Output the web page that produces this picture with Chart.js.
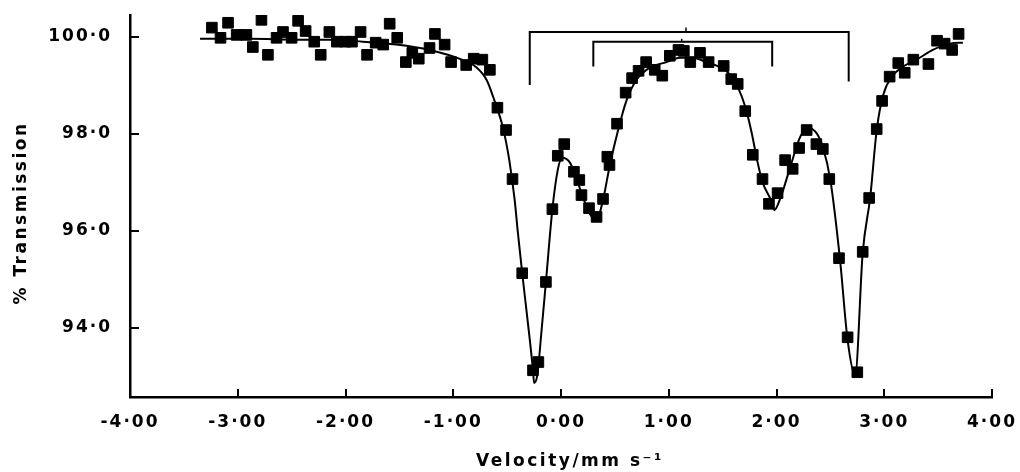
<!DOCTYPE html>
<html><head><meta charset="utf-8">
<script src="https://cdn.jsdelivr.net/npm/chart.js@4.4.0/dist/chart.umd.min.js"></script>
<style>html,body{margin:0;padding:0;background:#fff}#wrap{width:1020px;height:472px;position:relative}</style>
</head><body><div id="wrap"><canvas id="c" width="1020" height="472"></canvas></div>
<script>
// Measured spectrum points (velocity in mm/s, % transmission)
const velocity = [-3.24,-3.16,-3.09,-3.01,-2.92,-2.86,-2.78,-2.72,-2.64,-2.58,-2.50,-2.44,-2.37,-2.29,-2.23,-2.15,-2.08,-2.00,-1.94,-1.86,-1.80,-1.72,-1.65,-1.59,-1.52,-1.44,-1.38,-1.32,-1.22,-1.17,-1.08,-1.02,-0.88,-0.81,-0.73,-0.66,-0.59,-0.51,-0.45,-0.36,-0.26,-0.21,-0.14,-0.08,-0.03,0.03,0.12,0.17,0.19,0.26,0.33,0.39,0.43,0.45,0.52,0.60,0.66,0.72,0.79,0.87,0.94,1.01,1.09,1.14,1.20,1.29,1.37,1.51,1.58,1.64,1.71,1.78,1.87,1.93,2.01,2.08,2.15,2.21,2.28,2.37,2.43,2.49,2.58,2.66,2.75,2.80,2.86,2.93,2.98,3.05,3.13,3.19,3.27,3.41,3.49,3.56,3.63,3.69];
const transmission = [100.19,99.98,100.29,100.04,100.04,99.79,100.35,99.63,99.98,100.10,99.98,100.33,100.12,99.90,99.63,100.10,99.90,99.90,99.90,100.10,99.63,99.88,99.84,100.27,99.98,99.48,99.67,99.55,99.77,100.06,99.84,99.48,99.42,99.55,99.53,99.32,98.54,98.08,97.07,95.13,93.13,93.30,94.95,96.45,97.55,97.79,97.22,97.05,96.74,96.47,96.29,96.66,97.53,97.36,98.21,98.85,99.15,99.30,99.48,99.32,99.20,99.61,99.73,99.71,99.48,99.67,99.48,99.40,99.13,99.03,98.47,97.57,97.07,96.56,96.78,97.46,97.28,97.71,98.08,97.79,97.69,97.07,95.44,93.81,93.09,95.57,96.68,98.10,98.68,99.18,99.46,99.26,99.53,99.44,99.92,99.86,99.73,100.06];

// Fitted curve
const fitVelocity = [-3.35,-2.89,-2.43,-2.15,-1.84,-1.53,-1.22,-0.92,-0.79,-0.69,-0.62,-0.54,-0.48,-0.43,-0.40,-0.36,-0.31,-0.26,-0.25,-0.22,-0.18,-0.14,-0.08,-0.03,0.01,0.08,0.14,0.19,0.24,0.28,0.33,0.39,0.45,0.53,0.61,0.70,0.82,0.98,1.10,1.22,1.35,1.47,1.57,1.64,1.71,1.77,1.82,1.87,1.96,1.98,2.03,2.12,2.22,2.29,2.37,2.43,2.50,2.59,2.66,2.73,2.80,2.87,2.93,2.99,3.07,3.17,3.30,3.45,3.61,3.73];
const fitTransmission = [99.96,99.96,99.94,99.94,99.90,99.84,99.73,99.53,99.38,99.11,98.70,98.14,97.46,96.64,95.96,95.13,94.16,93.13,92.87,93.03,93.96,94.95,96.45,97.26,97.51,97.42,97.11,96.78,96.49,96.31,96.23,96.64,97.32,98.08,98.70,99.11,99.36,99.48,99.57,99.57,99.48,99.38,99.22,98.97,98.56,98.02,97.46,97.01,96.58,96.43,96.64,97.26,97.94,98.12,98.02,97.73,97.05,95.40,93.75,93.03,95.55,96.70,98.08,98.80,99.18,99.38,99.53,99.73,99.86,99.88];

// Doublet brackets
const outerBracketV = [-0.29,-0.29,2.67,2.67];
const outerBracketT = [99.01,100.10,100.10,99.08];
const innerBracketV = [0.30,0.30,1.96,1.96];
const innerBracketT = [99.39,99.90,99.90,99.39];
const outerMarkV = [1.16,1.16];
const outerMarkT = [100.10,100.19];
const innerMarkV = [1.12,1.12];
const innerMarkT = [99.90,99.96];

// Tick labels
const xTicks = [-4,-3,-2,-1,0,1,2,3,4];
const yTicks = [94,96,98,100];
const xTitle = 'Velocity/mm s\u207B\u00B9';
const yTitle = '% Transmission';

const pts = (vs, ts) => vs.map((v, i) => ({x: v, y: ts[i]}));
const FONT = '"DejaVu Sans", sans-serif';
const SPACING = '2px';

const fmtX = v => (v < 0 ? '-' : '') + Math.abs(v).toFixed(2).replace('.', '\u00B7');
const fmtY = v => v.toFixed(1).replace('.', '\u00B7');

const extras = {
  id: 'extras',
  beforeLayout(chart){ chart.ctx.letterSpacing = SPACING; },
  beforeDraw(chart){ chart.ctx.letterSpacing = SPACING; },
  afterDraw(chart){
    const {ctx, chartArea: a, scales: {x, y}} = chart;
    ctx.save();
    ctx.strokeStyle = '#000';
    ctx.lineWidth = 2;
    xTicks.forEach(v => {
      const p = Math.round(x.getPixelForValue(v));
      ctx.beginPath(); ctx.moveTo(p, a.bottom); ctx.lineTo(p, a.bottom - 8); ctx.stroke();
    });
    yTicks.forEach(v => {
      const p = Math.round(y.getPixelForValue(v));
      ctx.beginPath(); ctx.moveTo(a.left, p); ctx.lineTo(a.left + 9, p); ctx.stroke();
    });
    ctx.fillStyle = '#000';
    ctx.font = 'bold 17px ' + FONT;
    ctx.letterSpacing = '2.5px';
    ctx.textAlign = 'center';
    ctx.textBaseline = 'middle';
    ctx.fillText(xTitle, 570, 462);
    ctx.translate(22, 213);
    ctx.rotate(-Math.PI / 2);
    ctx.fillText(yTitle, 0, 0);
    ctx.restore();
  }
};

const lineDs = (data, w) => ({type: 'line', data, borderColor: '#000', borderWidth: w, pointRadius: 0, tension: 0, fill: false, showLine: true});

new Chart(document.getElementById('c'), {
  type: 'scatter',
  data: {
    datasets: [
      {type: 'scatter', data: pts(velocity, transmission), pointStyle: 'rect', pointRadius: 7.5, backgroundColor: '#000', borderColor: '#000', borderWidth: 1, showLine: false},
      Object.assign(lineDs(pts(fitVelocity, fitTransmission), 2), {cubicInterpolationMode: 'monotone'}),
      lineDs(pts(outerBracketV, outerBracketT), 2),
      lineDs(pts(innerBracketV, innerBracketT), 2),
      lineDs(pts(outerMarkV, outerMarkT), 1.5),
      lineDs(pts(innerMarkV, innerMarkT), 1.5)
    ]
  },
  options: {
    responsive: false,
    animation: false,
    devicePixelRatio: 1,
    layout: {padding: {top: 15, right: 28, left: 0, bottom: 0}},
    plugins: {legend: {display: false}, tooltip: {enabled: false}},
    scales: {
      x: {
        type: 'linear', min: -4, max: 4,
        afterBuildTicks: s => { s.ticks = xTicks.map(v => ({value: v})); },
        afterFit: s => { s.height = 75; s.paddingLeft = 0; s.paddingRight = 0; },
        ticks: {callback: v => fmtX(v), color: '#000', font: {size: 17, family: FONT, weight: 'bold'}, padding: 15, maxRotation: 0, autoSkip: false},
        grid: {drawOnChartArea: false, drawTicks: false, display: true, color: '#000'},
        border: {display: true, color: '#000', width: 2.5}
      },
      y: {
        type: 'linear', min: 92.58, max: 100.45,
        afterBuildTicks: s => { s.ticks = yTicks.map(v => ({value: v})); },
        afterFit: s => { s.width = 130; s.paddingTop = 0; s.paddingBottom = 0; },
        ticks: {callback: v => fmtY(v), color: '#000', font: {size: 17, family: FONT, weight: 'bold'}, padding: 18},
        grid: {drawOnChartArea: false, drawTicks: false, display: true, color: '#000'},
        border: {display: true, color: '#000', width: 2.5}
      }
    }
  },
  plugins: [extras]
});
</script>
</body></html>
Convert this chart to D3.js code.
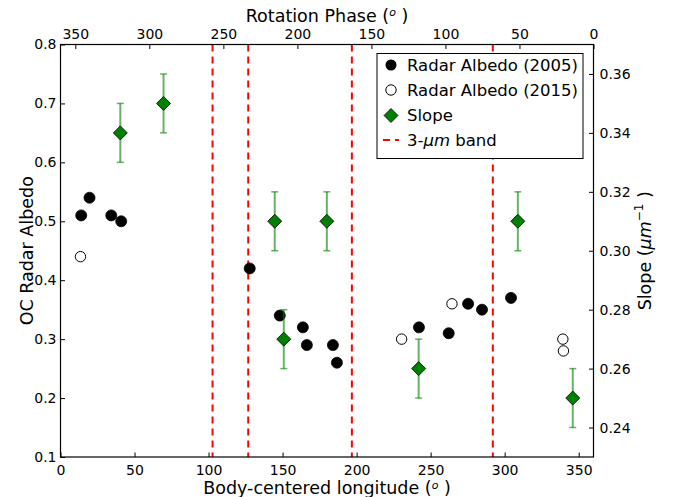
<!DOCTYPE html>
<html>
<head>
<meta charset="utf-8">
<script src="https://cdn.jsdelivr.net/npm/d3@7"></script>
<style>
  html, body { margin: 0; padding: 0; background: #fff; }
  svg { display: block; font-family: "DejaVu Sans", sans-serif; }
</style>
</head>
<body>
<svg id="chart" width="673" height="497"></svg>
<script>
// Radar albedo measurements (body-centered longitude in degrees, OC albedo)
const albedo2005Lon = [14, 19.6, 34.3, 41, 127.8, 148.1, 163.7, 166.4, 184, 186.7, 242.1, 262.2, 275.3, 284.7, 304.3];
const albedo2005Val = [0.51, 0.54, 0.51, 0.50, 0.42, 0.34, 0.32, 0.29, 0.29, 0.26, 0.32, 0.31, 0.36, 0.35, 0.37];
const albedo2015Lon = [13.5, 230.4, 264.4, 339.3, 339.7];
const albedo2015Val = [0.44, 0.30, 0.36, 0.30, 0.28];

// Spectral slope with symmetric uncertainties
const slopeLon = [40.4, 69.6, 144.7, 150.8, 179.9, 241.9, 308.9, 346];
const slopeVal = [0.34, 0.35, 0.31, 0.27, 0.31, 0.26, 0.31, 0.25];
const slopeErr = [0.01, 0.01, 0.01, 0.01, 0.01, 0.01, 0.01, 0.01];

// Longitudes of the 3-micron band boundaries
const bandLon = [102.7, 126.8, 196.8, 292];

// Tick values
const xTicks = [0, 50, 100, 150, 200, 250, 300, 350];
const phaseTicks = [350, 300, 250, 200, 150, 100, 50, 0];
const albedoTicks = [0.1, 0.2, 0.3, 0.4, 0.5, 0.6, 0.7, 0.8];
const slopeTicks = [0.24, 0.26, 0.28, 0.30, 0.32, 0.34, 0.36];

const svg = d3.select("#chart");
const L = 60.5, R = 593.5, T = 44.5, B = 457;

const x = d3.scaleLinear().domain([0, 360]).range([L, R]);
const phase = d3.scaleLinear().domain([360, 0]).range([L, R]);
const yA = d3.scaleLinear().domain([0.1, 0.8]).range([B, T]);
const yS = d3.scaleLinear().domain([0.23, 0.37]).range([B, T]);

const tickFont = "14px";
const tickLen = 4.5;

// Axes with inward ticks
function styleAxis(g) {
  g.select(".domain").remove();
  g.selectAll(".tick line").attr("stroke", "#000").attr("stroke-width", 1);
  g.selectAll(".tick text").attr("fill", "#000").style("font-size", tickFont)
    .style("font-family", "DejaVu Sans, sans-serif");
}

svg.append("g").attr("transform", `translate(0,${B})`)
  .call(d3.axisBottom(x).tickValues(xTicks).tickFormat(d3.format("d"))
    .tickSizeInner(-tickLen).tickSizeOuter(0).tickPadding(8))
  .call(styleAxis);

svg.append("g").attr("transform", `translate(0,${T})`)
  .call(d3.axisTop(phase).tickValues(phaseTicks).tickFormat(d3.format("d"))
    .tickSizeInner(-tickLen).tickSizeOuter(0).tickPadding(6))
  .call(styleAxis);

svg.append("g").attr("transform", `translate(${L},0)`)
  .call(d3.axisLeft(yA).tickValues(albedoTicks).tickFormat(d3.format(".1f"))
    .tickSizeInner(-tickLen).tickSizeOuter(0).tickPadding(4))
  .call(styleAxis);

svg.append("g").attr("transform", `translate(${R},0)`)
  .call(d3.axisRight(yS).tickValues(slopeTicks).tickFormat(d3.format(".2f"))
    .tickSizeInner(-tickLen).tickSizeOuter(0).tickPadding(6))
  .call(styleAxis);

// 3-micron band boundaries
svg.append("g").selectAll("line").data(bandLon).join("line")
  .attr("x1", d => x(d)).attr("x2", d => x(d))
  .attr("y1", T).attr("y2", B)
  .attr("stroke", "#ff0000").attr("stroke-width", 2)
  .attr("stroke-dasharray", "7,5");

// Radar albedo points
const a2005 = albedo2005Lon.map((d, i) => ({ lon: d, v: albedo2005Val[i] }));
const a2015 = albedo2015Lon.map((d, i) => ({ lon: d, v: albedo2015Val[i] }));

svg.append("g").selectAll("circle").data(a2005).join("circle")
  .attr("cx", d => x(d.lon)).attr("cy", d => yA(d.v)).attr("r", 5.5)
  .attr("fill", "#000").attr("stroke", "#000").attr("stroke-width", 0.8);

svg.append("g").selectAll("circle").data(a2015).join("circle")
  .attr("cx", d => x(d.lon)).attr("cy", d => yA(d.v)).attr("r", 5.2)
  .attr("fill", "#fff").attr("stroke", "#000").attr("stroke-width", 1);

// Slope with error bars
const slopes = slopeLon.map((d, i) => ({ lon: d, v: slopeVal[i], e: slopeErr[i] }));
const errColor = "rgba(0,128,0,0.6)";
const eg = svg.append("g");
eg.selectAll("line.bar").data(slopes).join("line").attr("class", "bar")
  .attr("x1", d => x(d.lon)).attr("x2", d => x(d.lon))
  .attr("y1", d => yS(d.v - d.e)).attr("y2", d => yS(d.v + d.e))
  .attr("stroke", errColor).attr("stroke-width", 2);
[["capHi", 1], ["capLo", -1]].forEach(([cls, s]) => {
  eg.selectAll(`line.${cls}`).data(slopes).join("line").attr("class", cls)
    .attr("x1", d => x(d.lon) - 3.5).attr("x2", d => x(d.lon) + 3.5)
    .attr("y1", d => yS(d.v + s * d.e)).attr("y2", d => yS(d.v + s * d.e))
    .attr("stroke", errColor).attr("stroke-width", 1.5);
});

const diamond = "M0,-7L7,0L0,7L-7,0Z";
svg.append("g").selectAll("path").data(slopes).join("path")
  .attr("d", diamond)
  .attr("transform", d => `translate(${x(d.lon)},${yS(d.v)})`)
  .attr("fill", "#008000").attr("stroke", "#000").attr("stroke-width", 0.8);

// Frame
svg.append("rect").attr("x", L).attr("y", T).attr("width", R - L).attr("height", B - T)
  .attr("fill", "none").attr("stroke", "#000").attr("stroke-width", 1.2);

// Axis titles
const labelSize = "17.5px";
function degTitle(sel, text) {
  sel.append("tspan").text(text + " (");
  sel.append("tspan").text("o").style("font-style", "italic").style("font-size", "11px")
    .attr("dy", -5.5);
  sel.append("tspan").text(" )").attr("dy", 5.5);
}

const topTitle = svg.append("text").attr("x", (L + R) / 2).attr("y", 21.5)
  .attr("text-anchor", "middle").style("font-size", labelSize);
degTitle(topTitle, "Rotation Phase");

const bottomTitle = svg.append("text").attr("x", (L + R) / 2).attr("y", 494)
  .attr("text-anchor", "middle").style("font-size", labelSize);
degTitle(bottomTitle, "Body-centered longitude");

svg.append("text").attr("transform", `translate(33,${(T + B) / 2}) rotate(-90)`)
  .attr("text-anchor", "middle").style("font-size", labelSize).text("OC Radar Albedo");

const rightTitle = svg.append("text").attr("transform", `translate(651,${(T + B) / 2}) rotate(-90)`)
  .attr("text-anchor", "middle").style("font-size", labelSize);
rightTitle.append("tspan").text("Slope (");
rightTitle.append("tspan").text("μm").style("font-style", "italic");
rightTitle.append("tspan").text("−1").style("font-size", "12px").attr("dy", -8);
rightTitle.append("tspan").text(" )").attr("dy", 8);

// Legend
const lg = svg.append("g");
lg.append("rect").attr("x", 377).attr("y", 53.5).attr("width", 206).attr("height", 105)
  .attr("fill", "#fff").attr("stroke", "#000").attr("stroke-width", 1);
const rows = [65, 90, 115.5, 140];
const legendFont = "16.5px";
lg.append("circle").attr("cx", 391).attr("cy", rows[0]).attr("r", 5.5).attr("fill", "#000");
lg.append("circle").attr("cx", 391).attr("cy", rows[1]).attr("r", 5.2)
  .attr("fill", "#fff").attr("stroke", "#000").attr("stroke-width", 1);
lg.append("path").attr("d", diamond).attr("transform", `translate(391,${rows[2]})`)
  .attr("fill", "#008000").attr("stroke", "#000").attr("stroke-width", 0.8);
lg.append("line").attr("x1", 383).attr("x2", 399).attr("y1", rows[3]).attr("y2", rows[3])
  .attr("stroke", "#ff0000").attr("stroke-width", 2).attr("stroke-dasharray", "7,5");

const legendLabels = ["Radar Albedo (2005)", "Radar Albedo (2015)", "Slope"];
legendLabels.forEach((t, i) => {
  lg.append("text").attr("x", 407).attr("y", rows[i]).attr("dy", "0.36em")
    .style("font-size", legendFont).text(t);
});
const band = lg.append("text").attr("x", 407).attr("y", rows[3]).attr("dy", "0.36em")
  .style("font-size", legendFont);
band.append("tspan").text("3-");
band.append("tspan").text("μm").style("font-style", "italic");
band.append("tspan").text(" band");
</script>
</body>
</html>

• _Task objective_
Using the data above, copy each line that contains "with".

• _Solution_
Output the web page that produces this picture with Chart.js.
// Spectral slope with symmetric uncertainties
// Axes with inward ticks
// Slope with error bars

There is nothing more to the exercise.